TS: And did you have any schooling prior to Los Angeles, or was all of your schooling in Los Angeles?
CB: All of my schooling was in LA. The high school that I went to is a performing arts school called LACHSA, Los Angeles County High School for the Arts. I didn’t go to college, although I was accepted into Stanford. I started working and having a degree of success early on, and I needed to continue to push forward, so a lot of my schooling has been on my own. I’ve always tried to keep myself as well-rounded as possible and extend my work through all facets of the arts. I’ve always done everything from theatre to film and television and music, and more recently, hosting.
TS: Was your father a role model for you as a performer?
CB: Yes, very much so. I still will go and run lines with him and take direction from him. From the beginning, he’s always been there.
TS: I’m curious if you have advice for a young person who thinks that they might want to do what you do.
CB: Know your intentions. It’s important to remember that every choice has a consequence, so you need to know your intentions—know why you’re doing it. If you’re doing it for fame and fortune, the times that that pans out are very few and far between. Do it because you know you can’t live without it and that when you’re performing, you’re happy. Never stay in one place; it’s important to break yourself down and rebuild yourself. You can’t get better if you don’t keep training. Give yourself time to change and grow.
TS: I think that’s great advice, Corbin. I have one last question for you: is there a question you wish I had asked about yourself or about Holiday Inn that I didn’t ask?
CB: I think you covered it. I’m actually about to get married.
TS: Wow! Congratulations.
CB: Thank you.
TS: You’re getting married before rehearsals start?
CB: It’s all happening at the exact same time.
TS: Who are you marrying?
CB: Sasha Clements, soon-to be Sasha Reivers. Bleu is my middle name and my professional name.
TS: Are you going to get to have a honeymoon?
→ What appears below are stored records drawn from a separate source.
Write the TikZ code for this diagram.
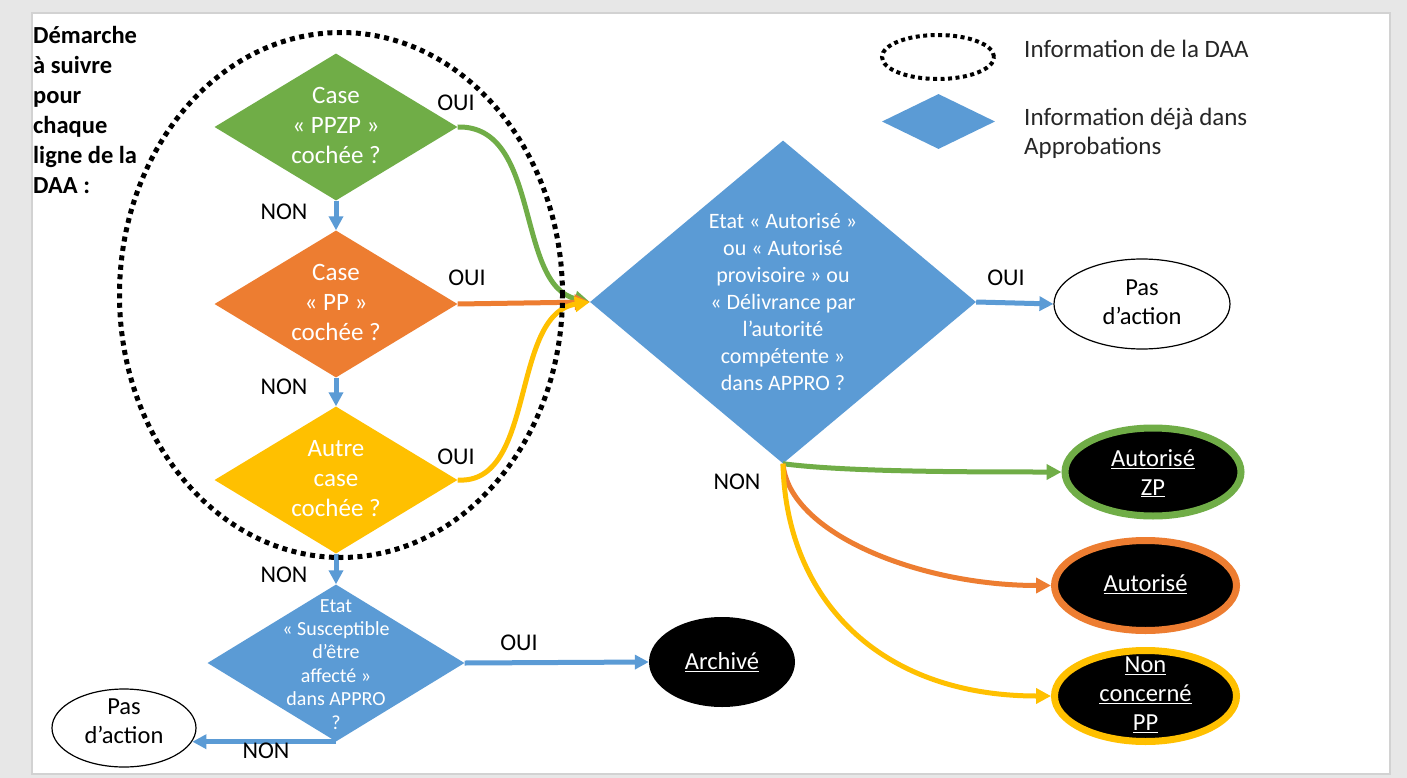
\documentclass[tikz,border=0pt]{standalone}
\usepackage{fontspec}
\setmainfont{Carlito}
\usetikzlibrary{shapes.geometric,arrows.meta}
\definecolor{cgreen}{HTML}{70AD47}
\definecolor{corange}{HTML}{ED7D31}
\definecolor{cyellow}{HTML}{FFC000}
\definecolor{cblue}{HTML}{5B9BD5}
\definecolor{bggray}{HTML}{E7E7E7}
\definecolor{framegray}{HTML}{D2D2D2}
\definecolor{legtext}{HTML}{262626}
\newcommand{\mytab}[2][0pt]{\smash{\raisebox{\dimexpr-0.25em+#1\relax}{\begin{tabular}{@{}c@{}}#2\end{tabular}}}}
\newcommand{\toptab}[1]{\begin{tabular}[t]{@{}l@{}}#1\end{tabular}}
\tikzset{
  dia/.style={diamond, inner sep=0pt, text=white},
  lab/.style={inner sep=0pt, font=\fontsize{24}{30}\selectfont},
  blk/.style={ellipse, fill=black, text=white, inner sep=0pt, font=\fontsize{24.5}{29}\selectfont},
  wht/.style={ellipse, draw=black, line width=1.2pt, fill=white, inner sep=0pt, font=\fontsize{24.5}{29}\selectfont},
  arr/.style={line width=5pt, -{Triangle[length=15pt,width=15pt]}},
  barr/.style={line width=5pt, draw=cblue, -{Triangle[length=14pt,width=14pt]}},
  dotline/.style={draw=black, line width=5pt, dash pattern=on 5pt off 4.5pt},
}
\begin{document}
\begin{tikzpicture}[x=1pt,y=-1pt]
\useasboundingbox (0,0) rectangle (1407,778);
\fill[bggray] (0,0) rectangle (1407,778);
\draw[fill=white, draw=framegray, line width=1.5pt] (32,13) rectangle (1390,774);

% title
\node[anchor=base west, inner sep=0pt, font=\bfseries\fontsize{24.5}{30}\selectfont] (title) at (33,44)
  {\toptab{Démarche\\à suivre\\pour\\chaque\\ligne de la\\DAA :}};

% legend
\node[ellipse, draw=black, line width=4pt, dash pattern=on 4pt off 3.5pt, minimum width=112pt, minimum height=44pt, inner sep=0pt] (legE) at (938,57) {};
\node[diamond, fill=cblue, minimum width=113pt, minimum height=55pt, inner sep=0pt] (legD) at (938.5,121.5) {};
\node[anchor=base west, inner sep=0pt, font=\fontsize{25}{29}\selectfont, text=legtext] (legEt) at (1024,58) {Information de la DAA};
\node[anchor=base west, inner sep=0pt, font=\fontsize{25}{29}\selectfont, text=legtext] (legDt) at (1024,126) {\toptab{Information déjà dans\\Approbations}};

% diamonds
\node[dia, fill=cgreen, aspect=1.65, minimum width=243pt, minimum height=147pt, font=\fontsize{25}{30}\selectfont] (d1) at (336,127) {\mytab{Case\\« PPZP »\\cochée ?}};
\node[dia, fill=corange, aspect=1.65, minimum width=243pt, minimum height=147pt, font=\fontsize{25}{30}\selectfont] (d2) at (336,304) {\mytab{Case\\« PP »\\cochée ?}};
\node[dia, fill=cyellow, aspect=1.65, minimum width=243pt, minimum height=147pt, font=\fontsize{25}{30}\selectfont] (d3) at (336,480) {\mytab{Autre\\case\\cochée ?}};
\node[dia, fill=cblue, aspect=1.64, minimum width=257pt, minimum height=157pt, font=\fontsize{20}{23.4}\selectfont] (d4) at (336,663) {\mytab[-3pt]{Etat\\« Susceptible\\d’être\\affecté »\\dans APPRO\\?}};
\node[dia, fill=cblue, aspect=1.2, minimum width=386pt, minimum height=323pt, font=\fontsize{22}{27}\selectfont] (d5) at (783,302) {\mytab[-2pt]{Etat « Autorisé »\\ou « Autorisé\\provisoire » ou\\« Délivrance par\\l’autorité\\compétente »\\dans APPRO ?}};

% ellipses
\node[blk, minimum width=146pt, minimum height=90pt] (arch) at (722,662) {\mytab[-2pt]{\underline{Archivé}}};
\node[wht, minimum width=144pt, minimum height=78pt] (pasL) at (124,728) {\mytab[5pt]{Pas\\d’action}};
\node[wht, minimum width=176pt, minimum height=90pt] (pasR) at (1142,304) {\mytab{Pas\\d’action}};
\node[blk, draw=cgreen, line width=7pt, minimum width=176pt, minimum height=88pt] (zp) at (1153,472) {\mytab[-3pt]{\underline{Autorisé}\\\underline{ZP}}};
\node[blk, draw=corange, line width=7pt, minimum width=182pt, minimum height=90pt] (aut) at (1145.5,585.5) {\mytab{\underline{Autorisé}}};
\node[blk, draw=cyellow, line width=7pt, minimum width=182pt, minimum height=91pt] (npp) at (1145.5,696) {\mytab{\underline{Non}\\\underline{concerné}\\\underline{PP}}};

% connectors
\draw[barr] (d1.south) -- (d2.north);
\draw[barr] (d2.south) -- (d3.north);
\draw[barr] (d3.south) -- (d4.north);
\draw[barr] (d4.east) -- (arch.west);
\draw[barr] (d4.south) -- (d4.south -| pasL.-11.7);
\draw[barr] (d5.east) -- (pasR.west);

\draw[arr, draw=cgreen] (d1.east) .. controls +(84,-2) and +(-75,-17) .. (d5.west);
\draw[arr, draw=corange] (d2.east) -- (d5.west);
\draw[arr, draw=cyellow] (d3.east) .. controls +(79,5) and +(-80,12) .. (d5.west);

\draw[arr, draw=cgreen] (d5.south) .. controls +(60,8) and +(-100,0) .. (zp.west);
\draw[arr, draw=corange] (d5.south) .. controls +(6,70) and +(-131,0) .. (aut.west);
\draw[arr, draw=cyellow] (d5.south) .. controls +(3,136) and +(-171,0) .. (npp.west);

% labels
\node[lab] (n1) at (284,212) {NON};
\node[lab] (n2) at (284,387) {NON};
\node[lab] (n3) at (284,575) {NON};
\node[lab] (n4) at (266,751) {NON};
\node[lab] (n5) at (737,482) {NON};
\node[lab] (o1) at (456,103) {OUI};
\node[lab] (o2) at (467,278) {OUI};
\node[lab] (o3) at (456,457) {OUI};
\node[lab] (o4) at (519,643) {OUI};
\node[lab] (o5) at (1006,278) {OUI};

% DAA dotted ellipse
\node[ellipse, dotline, minimum width=443pt, minimum height=525pt, inner sep=0pt] (daa) at (341,295) {};
\end{tikzpicture}
\end{document}
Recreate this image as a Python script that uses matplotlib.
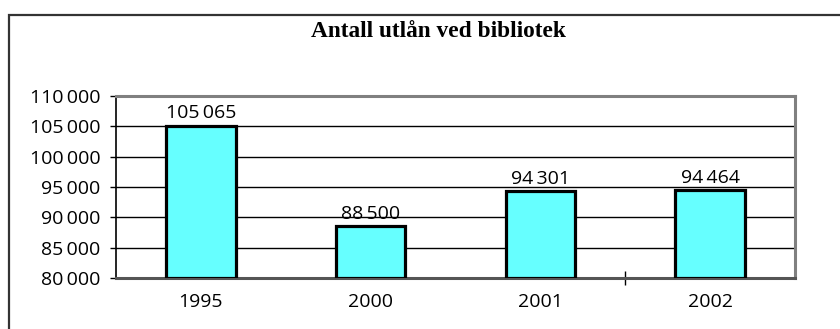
import matplotlib
matplotlib.use("Agg")
import matplotlib.pyplot as plt
from matplotlib.patches import Rectangle
from matplotlib.ticker import FuncFormatter, FixedLocator

plt.rcParams['font.family'] = ['Open Sans', 'DejaVu Sans']

title = "Antall utlån ved bibliotek"
years = ["1995", "2000", "2001", "2002"]
loans = [105065, 88500, 94301, 94464]
y_min, y_max, y_step = 80000, 110000, 5000


def spaced(v):
    return f"{int(round(v)):,}".replace(",", "\u2009")


fig = plt.figure(figsize=(8.4, 3.29), dpi=100)
fig.patch.set_facecolor("white")

# outer chart frame
fig.patches.append(Rectangle((8.5 / 840, -0.1), 1.0, 1.1 - 14.5 / 329,
                             transform=fig.transFigure, fill=False,
                             edgecolor="#333333", linewidth=1.6))

fig.text(438 / 840, 1 - 37 / 329, title, ha="center", va="baseline",
         fontfamily="Liberation Serif", fontweight="bold", fontsize=16.8)

ax = fig.add_axes([116 / 840, 1 - 278 / 329, (795 - 116) / 840, (278 - 96) / 329])
x = list(range(len(years)))
ax.bar(x, [v - y_min for v in loans], bottom=y_min, width=0.41,
       color="#66FFFF", edgecolor="black", linewidth=2.3, zorder=3)

for xi, v in zip(x, loans):
    ax.annotate(spaced(v), (xi, v), xytext=(0, 5.5), textcoords="offset points",
                ha="center", va="baseline", fontsize=14, zorder=4)

ax.set_xlim(-0.5, len(years) - 0.5)
ax.set_ylim(y_min, y_max)
ax.set_yticks(range(y_min, y_max + 1, y_step))
ax.yaxis.set_major_formatter(FuncFormatter(lambda v, p: spaced(v)))
ax.set_xticks(x)
ax.set_xticklabels(years)
ax.xaxis.set_minor_locator(FixedLocator([2.5]))

ax.tick_params(axis="y", direction="out", length=4, width=1, labelsize=14, pad=7)
ax.tick_params(axis="x", which="major", length=0, labelsize=14, pad=11)
ax.tick_params(axis="x", which="minor", direction="inout", length=10, width=1)

for gy in range(y_min + y_step, y_max, y_step):
    ax.axhline(gy, color="black", linewidth=1, zorder=1)

ax.spines["left"].set_color("black")
ax.spines["left"].set_linewidth(1.2)
for s in ("top", "right", "bottom"):
    ax.spines[s].set_color("#808080")
    ax.spines[s].set_linewidth(2.2)
ax.spines["bottom"].set_color("#555555")

fig.savefig("out.png", dpi=100, facecolor="white")
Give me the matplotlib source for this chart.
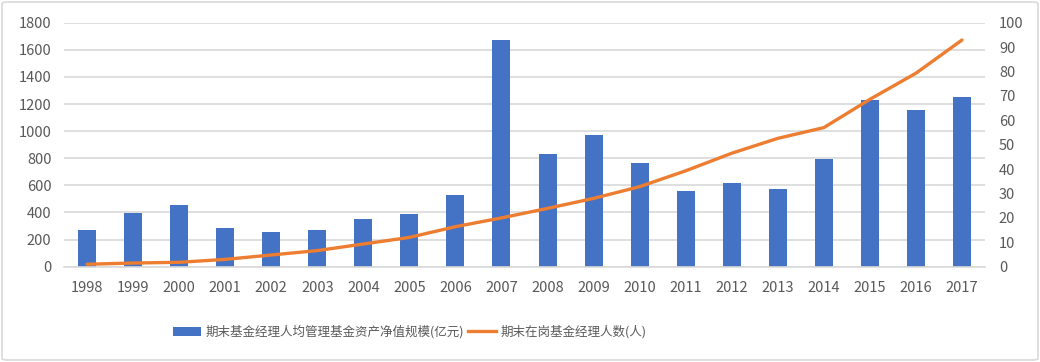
import matplotlib
matplotlib.use("Agg")
import matplotlib.pyplot as plt
from matplotlib.patches import FancyBboxPatch, Patch
from matplotlib.lines import Line2D
import numpy as np

plt.rcParams['font.family'] = ['Noto Sans CJK SC', 'DejaVu Sans']

years = ['1998', '1999', '2000', '2001', '2002', '2003', '2004', '2005', '2006', '2007',
         '2008', '2009', '2010', '2011', '2012', '2013', '2014', '2015', '2016', '2017']
avg_assets = [271, 398, 455, 285, 256, 271, 352, 389, 529, 1672,
              831, 971, 765, 558, 617, 573, 794, 1229, 1156, 1252]
managers = [1, 1.5, 1.8, 3, 4.8, 6.6, 9.3, 12, 16.4, 20,
            23.9, 28, 32.8, 39.3, 46.5, 52.6, 57, 68.6, 79.3, 92.9]
bar_label = '期末基金经理人均管理基金资产净值规模(亿元)'
line_label = '期末在岗基金经理人数(人)'

BLUE = '#4472C4'
ORANGE = '#ED7D31'
GRID = '#D9D9D9'
TXT = '#595959'

fig = plt.figure(figsize=(10.4, 3.62), dpi=100)
ax = fig.add_axes([64/1040, 1-266.7/362, (985-64)/1040, (266.7-22.7)/362])
x = np.arange(len(years))
ax.bar(x, avg_assets, width=0.39, color=BLUE, zorder=2)
ax.set_xlim(-0.5, len(years)-0.5)
ax.set_ylim(0, 1800)
ax.set_yticks(np.arange(0, 1801, 200))
ax.set_xticks(x)
ax.set_xticklabels(years)
ax.grid(axis='y', color=GRID, linewidth=1.2, zorder=0)
ax.set_axisbelow(True)
for s in ['top', 'right', 'left']:
    ax.spines[s].set_visible(False)
ax.spines['bottom'].set_color(GRID)
ax.spines['bottom'].set_linewidth(1.2)
ax.tick_params(axis='both', length=0, colors=TXT, labelsize=10.5)
ax.tick_params(axis='x', pad=10)
ax.tick_params(axis='y', pad=9)

ax2 = ax.twinx()
ax2.plot(x, managers, color=ORANGE, linewidth=2.4, solid_capstyle='round', zorder=3)
ax2.set_ylim(0, 100)
ax2.set_yticks(np.arange(0, 101, 10))
for s in ['top', 'right', 'left', 'bottom']:
    ax2.spines[s].set_visible(False)
ax2.tick_params(axis='y', length=0, colors=TXT, labelsize=10.5, pad=10)

handles = [Patch(facecolor=BLUE, edgecolor='none'),
           Line2D([0], [0], color=ORANGE, linewidth=2.4)]
fig.legend(handles, [bar_label, line_label], loc='center', bbox_to_anchor=(410/1040, 1-332/362),
           ncol=2, frameon=False, fontsize=9, labelcolor=TXT, handlelength=2.2,
           handletextpad=0.4, columnspacing=0.3)

border = FancyBboxPatch((2/1040, 2/362), 1-4/1040, 1-4/362, boxstyle='round,pad=0,rounding_size=0.005',
                        transform=fig.transFigure, facecolor='none', edgecolor='#D9D9D9', linewidth=1.2)
fig.patches.append(border)

fig.savefig('out.png', dpi=100)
CB: No. I mean it’s postponed at the moment. I feel terrible because of course I want us to go on a honeymoon. I’d love to have time for that, but, you know, she’s an actress as well, a phenomenal one actually, and she’s traveling today to film a movie. So we’re in this crazy business together. She’ll be coming to New York, and we’ll get a chance to spend some time with one another, but I am determined to go on a real honeymoon at some point.